Given information:
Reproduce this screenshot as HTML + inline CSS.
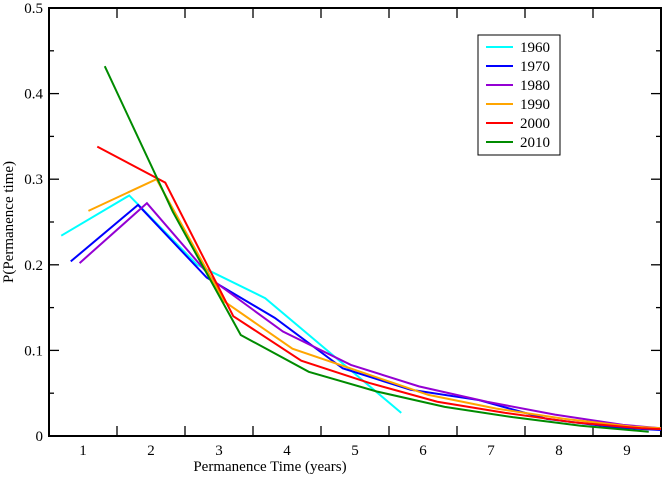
<!DOCTYPE html>
<html><head><meta charset="utf-8"><style>
body{margin:0;background:#fff}
svg text{font-family:"Liberation Serif",serif;fill:#000}
</style></head><body>
<svg id="chart" width="664" height="476" xmlns="http://www.w3.org/2000/svg">
<g id="axes"></g><g id="series"></g><g id="legend"></g>
</svg>
<script>
const years=["1960","1970","1980","1990","2000","2010"];
const colors=["#00ffff","#0000ff","#9400d3","#ffa500","#ff0000","#008b00"];
const xs1960=[0.68,1.68,2.68,3.68,4.68,5.68];
const ys1960=[0.234,0.281,0.200,0.161,0.094,0.027];
const xs1970=[0.82,1.81,2.82,3.82,4.82,5.82,6.82,7.82,8.82,9.5];
const ys1970=[0.204,0.270,0.185,0.138,0.079,0.054,0.042,0.020,0.010,0.007];
const xs1980=[0.95,1.94,2.94,3.94,4.94,5.94,6.94,7.94,8.94,9.5];
const ys1980=[0.202,0.272,0.180,0.122,0.083,0.058,0.040,0.025,0.013,0.009];
const xs1990=[1.08,2.08,3.08,4.08,5.08,6.08,7.08,8.08,9.08,9.5];
const ys1990=[0.263,0.300,0.157,0.102,0.075,0.048,0.032,0.020,0.011,0.009];
const xs2000=[1.21,2.21,3.21,4.21,5.21,6.21,7.21,8.21,9.21,9.5];
const ys2000=[0.338,0.296,0.140,0.088,0.062,0.040,0.027,0.016,0.009,0.008];
const xs2010=[1.32,2.32,3.32,4.32,5.32,6.32,7.32,8.32,9.32];
const ys2010=[0.432,0.262,0.118,0.075,0.052,0.034,0.022,0.012,0.005];
const xTickLabels=["1","2","3","4","5","6","7","8","9"];
const yTickLabels=["0","0.1","0.2","0.3","0.4","0.5"];
const X0=49,X1=661,Y0=436,Y1=8,XMIN=0.5,XMAX=9.5,YMAX=0.5;
function sx(v){return X0+(v-XMIN)/(XMAX-XMIN)*(X1-X0);}
function sy(v){return Y0-v/YMAX*(Y0-Y1);}
const NS="http://www.w3.org/2000/svg";
function mk(tag,attrs,parent){const e=document.createElementNS(NS,tag);for(const k in attrs)e.setAttribute(k,attrs[k]);parent.appendChild(e);return e;}
const ax=document.getElementById('axes');
const frame=mk('rect',{x:X0,y:Y1,width:X1-X0,height:Y0-Y1,fill:'none',stroke:'#000','stroke-width':2},ax);


for(let i=0;i<=10;i++){const v=i*0.05,y=sy(v),L=i%2==0?10:5;
 const t1=mk('line',{x1:X0,x2:X0+L,y1:y,y2:y,stroke:'#000','stroke-width':1.3},ax);
 
 
 const t2=mk('line',{x1:X1,x2:X1-L,y1:y,y2:y,stroke:'#000','stroke-width':1.3},ax);
 
 }
yTickLabels.forEach((s,i)=>{const t=mk('text',{x:43,y:sy(i*0.1)+5,'text-anchor':'end','font-size':15},ax);t.textContent=s;
 
 });
for(let i=1;i<9;i++){const x=sx(i+0.5);
 const t=mk('line',{x1:x,x2:x,y1:Y0,y2:Y0-10,stroke:'#000','stroke-width':1.3},ax);
 
 
 const t2=mk('line',{x1:x,x2:x,y1:Y1,y2:Y1+10,stroke:'#000','stroke-width':1.3},ax);
 
 }
xTickLabels.forEach((s,i)=>{const t=mk('text',{x:sx(i+1),y:455,'text-anchor':'middle','font-size':15},ax);t.textContent=s;
 
 });
const xt=mk('text',{x:270,y:471,'text-anchor':'middle','font-size':15},ax);xt.textContent="Permanence Time (years)";


const yt=mk('text',{x:0,y:0,'text-anchor':'middle','font-size':15,transform:'translate(13,222) rotate(-90)'},ax);yt.textContent="P(Permanence time)";


const XS=[xs1960,xs1970,xs1980,xs1990,xs2000,xs2010],YS=[ys1960,ys1970,ys1980,ys1990,ys2000,ys2010];
const sg=document.getElementById('series');
XS.forEach((xa,k)=>{const pts=xa.map((x,i)=>sx(x)+','+sy(YS[k][i])).join(' ');
 const p=mk('polyline',{points:pts,fill:'none',stroke:colors[k],'stroke-width':2,'stroke-linejoin':'miter'},sg);
 
 });
const lg=document.getElementById('legend');
const box=mk('rect',{x:478,y:35,width:82,height:120,fill:'#fff',stroke:'#000','stroke-width':1},lg);


years.forEach((yr,k)=>{const y=47+k*19;
 const l=mk('line',{x1:486,x2:513,y1:y,y2:y,stroke:colors[k],'stroke-width':2},lg);
 
 
 const t=mk('text',{x:520,y:y+5,'font-size':15},lg);t.textContent=yr;
 
 });
</script>
</body></html>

Work to be completed:
Reproduce all of the material exactly, apart from the pictures.

Output for this task:
Reproduce this screenshot as HTML + inline CSS.
<!DOCTYPE html>
<html><head><meta charset="utf-8"><style>
body{margin:0;background:#fff}
svg text{font-family:"Liberation Serif",serif;fill:#000}
</style></head><body>
<svg id="chart" width="664" height="476" xmlns="http://www.w3.org/2000/svg">
<g id="axes"></g><g id="series"></g><g id="legend"></g>
</svg>
<script>
const years=["1960","1970","1980","1990","2000","2010"];
const colors=["#00ffff","#0000ff","#9400d3","#ffa500","#ff0000","#008b00"];
const xs1960=[0.68,1.68,2.68,3.68,4.68,5.68];
const ys1960=[0.234,0.281,0.200,0.161,0.094,0.027];
const xs1970=[0.82,1.81,2.82,3.82,4.82,5.82,6.82,7.82,8.82,9.5];
const ys1970=[0.204,0.270,0.185,0.138,0.079,0.054,0.042,0.020,0.010,0.007];
const xs1980=[0.95,1.94,2.94,3.94,4.94,5.94,6.94,7.94,8.94,9.5];
const ys1980=[0.202,0.272,0.180,0.122,0.083,0.058,0.040,0.025,0.013,0.009];
const xs1990=[1.08,2.08,3.08,4.08,5.08,6.08,7.08,8.08,9.08,9.5];
const ys1990=[0.263,0.300,0.157,0.102,0.075,0.048,0.032,0.020,0.011,0.009];
const xs2000=[1.21,2.21,3.21,4.21,5.21,6.21,7.21,8.21,9.21,9.5];
const ys2000=[0.338,0.296,0.140,0.088,0.062,0.040,0.027,0.016,0.009,0.008];
const xs2010=[1.32,2.32,3.32,4.32,5.32,6.32,7.32,8.32,9.32];
const ys2010=[0.432,0.262,0.118,0.075,0.052,0.034,0.022,0.012,0.005];
const xTickLabels=["1","2","3","4","5","6","7","8","9"];
const yTickLabels=["0","0.1","0.2","0.3","0.4","0.5"];
const X0=49,X1=661,Y0=436,Y1=8,XMIN=0.5,XMAX=9.5,YMAX=0.5;
function sx(v){return X0+(v-XMIN)/(XMAX-XMIN)*(X1-X0);}
function sy(v){return Y0-v/YMAX*(Y0-Y1);}
const NS="http://www.w3.org/2000/svg";
function mk(tag,attrs,parent){const e=document.createElementNS(NS,tag);for(const k in attrs)e.setAttribute(k,attrs[k]);parent.appendChild(e);return e;}
const ax=document.getElementById('axes');
const frame=mk('rect',{x:X0,y:Y1,width:X1-X0,height:Y0-Y1,fill:'none',stroke:'#000','stroke-width':2},ax);


for(let i=0;i<=10;i++){const v=i*0.05,y=sy(v),L=i%2==0?10:5;
 const t1=mk('line',{x1:X0,x2:X0+L,y1:y,y2:y,stroke:'#000','stroke-width':1.3},ax);
 
 
 const t2=mk('line',{x1:X1,x2:X1-L,y1:y,y2:y,stroke:'#000','stroke-width':1.3},ax);
 
 }
yTickLabels.forEach((s,i)=>{const t=mk('text',{x:43,y:sy(i*0.1)+5,'text-anchor':'end','font-size':15},ax);t.textContent=s;
 
 });
for(let i=1;i<9;i++){const x=sx(i+0.5);
 const t=mk('line',{x1:x,x2:x,y1:Y0,y2:Y0-10,stroke:'#000','stroke-width':1.3},ax);
 
 
 const t2=mk('line',{x1:x,x2:x,y1:Y1,y2:Y1+10,stroke:'#000','stroke-width':1.3},ax);
 
 }
xTickLabels.forEach((s,i)=>{const t=mk('text',{x:sx(i+1),y:455,'text-anchor':'middle','font-size':15},ax);t.textContent=s;
 
 });
const xt=mk('text',{x:270,y:471,'text-anchor':'middle','font-size':15},ax);xt.textContent="Permanence Time (years)";


const yt=mk('text',{x:0,y:0,'text-anchor':'middle','font-size':15,transform:'translate(13,222) rotate(-90)'},ax);yt.textContent="P(Permanence time)";


const XS=[xs1960,xs1970,xs1980,xs1990,xs2000,xs2010],YS=[ys1960,ys1970,ys1980,ys1990,ys2000,ys2010];
const sg=document.getElementById('series');
XS.forEach((xa,k)=>{const pts=xa.map((x,i)=>sx(x)+','+sy(YS[k][i])).join(' ');
 const p=mk('polyline',{points:pts,fill:'none',stroke:colors[k],'stroke-width':2,'stroke-linejoin':'miter'},sg);
 
 });
const lg=document.getElementById('legend');
const box=mk('rect',{x:478,y:35,width:82,height:120,fill:'#fff',stroke:'#000','stroke-width':1},lg);


years.forEach((yr,k)=>{const y=47+k*19;
 const l=mk('line',{x1:486,x2:513,y1:y,y2:y,stroke:colors[k],'stroke-width':2},lg);
 
 
 const t=mk('text',{x:520,y:y+5,'font-size':15},lg);t.textContent=yr;
 
 });
</script>
</body></html>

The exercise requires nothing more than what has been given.